In face of federal inaction, California gets five automakers to cut CO2
Enlarge / Cars congest I-10 in Los Angeles late October 2006. That year, the state sued several US and Japanese automakers for their alleged contribution to global warming. (credit: GABRIEL BOUYS/AFP via Getty Images)
On Tuesday, five automakers signed agreements with California's Air Resources Board to implement cleaner emissions standards over the next few years. BMW, Ford, Honda, Volkswagen Group, and Volvo will reduce vehicle emissions between model years 2021 and 2026.

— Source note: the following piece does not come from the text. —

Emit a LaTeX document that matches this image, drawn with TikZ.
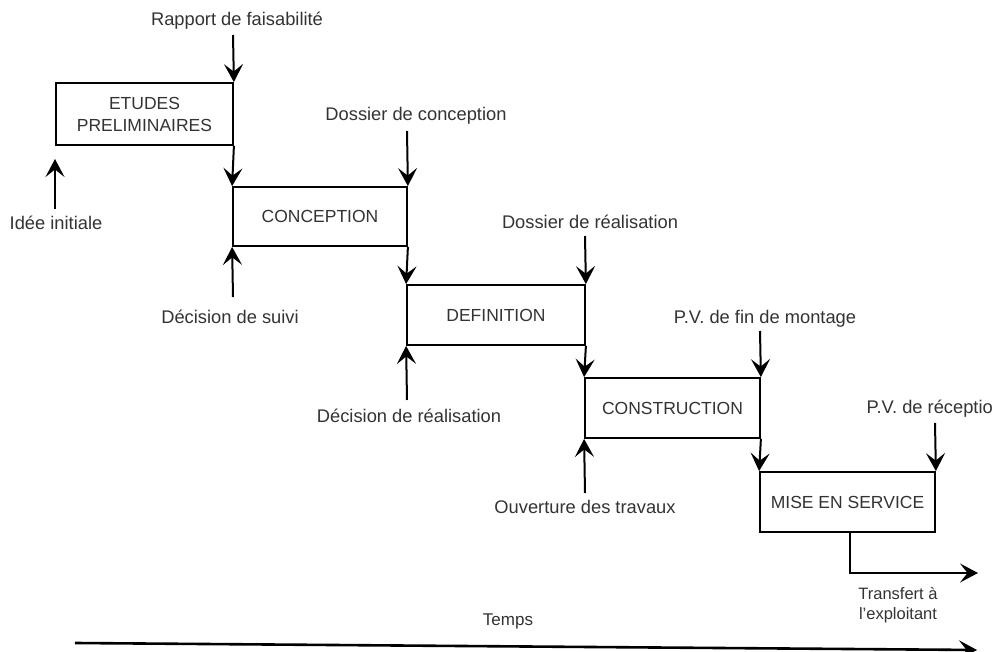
\documentclass[tikz,border=0pt]{standalone}
\usepackage{fontspec}
\setmainfont{Liberation Sans}
\usetikzlibrary{arrows.meta}
\begin{document}
\begin{tikzpicture}[x=1pt, y=-1pt,
  phase/.style={draw, line width=1.8pt, inner sep=0pt, align=center,
    font=\fontsize{17.5}{22}\selectfont, text=black!80},
  lbl/.style={inner sep=0pt, font=\fontsize{18.3}{21}\selectfont, text=black!80, align=center},
  arr/.style={line width=2pt, -{Stealth[length=18pt, width=19pt, inset=7.5pt]}}]
  \useasboundingbox[fill=white] (0,0) rectangle (997,652);

  % project phases, stepping down to the right
  \node[phase, minimum width=177pt, minimum height=62pt] (b1) at (144.5,114) {ETUDES\\PRELIMINAIRES};
  \node[phase, minimum width=174pt, minimum height=59pt] (b2) at (320,216.5) {CONCEPTION};
  \node[phase, minimum width=178pt, minimum height=60pt] (b3) at (496,315) {DEFINITION};
  \node[phase, minimum width=175pt, minimum height=60pt] (b4) at (672.5,408) {CONSTRUCTION};
  \node[phase, minimum width=175pt, minimum height=60pt] (b5) at (847.5,502) {MISE EN SERVICE};

  % documents delivered at the end of each phase
  \node[lbl] (rapport) at (237,21) {Rapport de faisabilité};
  \node[lbl] (dconc)   at (416,116) {Dossier de conception};
  \node[lbl] (dreal)   at (590,222) {Dossier de réalisation};
  \node[lbl] (pvfin)   at (765,319) {P.V. de fin de montage};
  \node[lbl, anchor=east] (pvrec) at (993,409) {P.V. de réceptio};

  % decisions that start each phase
  \node[lbl] (idee)    at (56,223)  {Idée initiale};
  \node[lbl] (dsuivi)  at (230,317) {Décision de suivi};
  \node[lbl] (dreal2)  at (409,416) {Décision de réalisation};
  \node[lbl] (ouv)     at (585,507) {Ouverture des travaux};

  \node[lbl, font=\fontsize{16.5}{20}\selectfont] (transf) at (898,605) {Transfert à\\l'exploitant};
  \node[lbl, font=\fontsize{17}{20}\selectfont] (temps) at (508,621) {Temps};

  % arrow tails and free ends
  \coordinate (tRap)  at (233,35);
  \coordinate (tConc) at (407,131);
  \coordinate (tReal) at (585,236);
  \coordinate (tFin)  at (760,331);
  \coordinate (tRec)  at (935,423);
  \coordinate (tIdee) at (55,209);
  \coordinate (hIdee) at (55,159);
  \coordinate (tSuiv) at (233,297);
  \coordinate (tDec)  at (407,400);
  \coordinate (tOuv)  at (585,493);
  \coordinate (corner) at (850,573);
  \coordinate (tEnd)  at (978,573);
  \coordinate (t0)    at (75,643);
  \coordinate (t1)    at (977,650);

  % incoming documents
  \draw[arr] (tRap)  -- (b1.north east);
  \draw[arr] (tConc) -- (b2.north east);
  \draw[arr] (tReal) -- (b3.north east);
  \draw[arr] (tFin)  -- (b4.north east);
  \draw[arr] (tRec)  -- (b5.north east);

  % decisions
  \draw[arr] (tIdee) -- (hIdee);
  \draw[arr] (tSuiv) -- (b2.south west);
  \draw[arr] (tDec)  -- (b3.south west);
  \draw[arr] (tOuv)  -- (b4.south west);

  % phase to phase
  \draw[arr] (b1.south east) -- (b2.north west);
  \draw[arr] (b2.south east) -- (b3.north west);
  \draw[arr] (b3.south east) -- (b4.north west);
  \draw[arr] (b4.south east) -- (b5.north west);

  % hand-over and time axis
  \draw[arr] (b5.south -| corner) -- (corner) -- (tEnd);
  \draw[arr, line width=2.6pt] (t0) -- (t1);
\end{tikzpicture}
\end{document}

Unlike Europe's rules, which fine automakers if they exceed a blanket fleet average for the amount of CO2 emitted per km, CARB has different targets for cars and light trucks based on their relative footprint. But each of the five OEMs has agreed to cut the amount of CO2 its vehicles produce per mile by about 17 percent by MY2026. The new agreement is broadly similar to one announced last year, although with a revised timeline that now runs through 2026.

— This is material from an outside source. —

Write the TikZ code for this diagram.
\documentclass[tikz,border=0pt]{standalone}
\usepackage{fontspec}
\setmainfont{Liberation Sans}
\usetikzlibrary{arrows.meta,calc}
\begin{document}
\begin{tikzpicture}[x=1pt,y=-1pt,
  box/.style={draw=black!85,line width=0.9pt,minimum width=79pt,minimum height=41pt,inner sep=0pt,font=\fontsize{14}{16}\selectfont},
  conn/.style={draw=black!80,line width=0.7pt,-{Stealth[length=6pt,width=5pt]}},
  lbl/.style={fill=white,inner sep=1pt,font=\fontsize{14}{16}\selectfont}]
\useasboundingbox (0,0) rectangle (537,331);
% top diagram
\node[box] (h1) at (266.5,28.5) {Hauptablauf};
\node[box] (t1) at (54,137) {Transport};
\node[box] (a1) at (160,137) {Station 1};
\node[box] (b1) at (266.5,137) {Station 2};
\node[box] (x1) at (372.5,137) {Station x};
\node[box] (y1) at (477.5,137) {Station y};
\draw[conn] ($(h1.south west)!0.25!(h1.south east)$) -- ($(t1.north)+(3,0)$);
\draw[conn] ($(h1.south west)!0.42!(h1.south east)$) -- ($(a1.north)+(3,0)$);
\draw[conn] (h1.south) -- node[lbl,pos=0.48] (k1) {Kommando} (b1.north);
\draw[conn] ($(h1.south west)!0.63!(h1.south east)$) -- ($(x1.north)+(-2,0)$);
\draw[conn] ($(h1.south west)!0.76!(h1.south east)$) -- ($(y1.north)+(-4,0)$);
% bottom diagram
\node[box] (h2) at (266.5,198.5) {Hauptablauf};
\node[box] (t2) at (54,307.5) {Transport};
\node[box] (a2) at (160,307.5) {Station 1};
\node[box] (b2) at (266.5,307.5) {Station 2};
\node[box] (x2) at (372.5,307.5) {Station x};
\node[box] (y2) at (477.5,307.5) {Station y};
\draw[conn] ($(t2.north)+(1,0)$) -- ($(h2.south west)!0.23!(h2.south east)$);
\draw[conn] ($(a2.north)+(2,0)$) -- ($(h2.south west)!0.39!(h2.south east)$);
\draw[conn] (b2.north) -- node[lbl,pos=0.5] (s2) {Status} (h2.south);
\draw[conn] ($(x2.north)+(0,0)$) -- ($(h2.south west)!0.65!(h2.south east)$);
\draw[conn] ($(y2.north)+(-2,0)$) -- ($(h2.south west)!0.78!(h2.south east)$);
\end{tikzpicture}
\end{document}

Specifically, CO2 emissions from small cars would drop from 157g/mile in 2021 to 130g/mile in 2026, large cars from 215g/mile to 178g/mile, small light trucks from 195g/mile to 162g/mile, and large light trucks from 335g/mile to 278g/mile, with a formula to adjust vehicles that fall in between the small and large footprint areas. For context, the EU's new fleet-wide average, which came into effect in 2020, heavily fines any automaker whose fleet average exceeds 152g/mile (95g/km).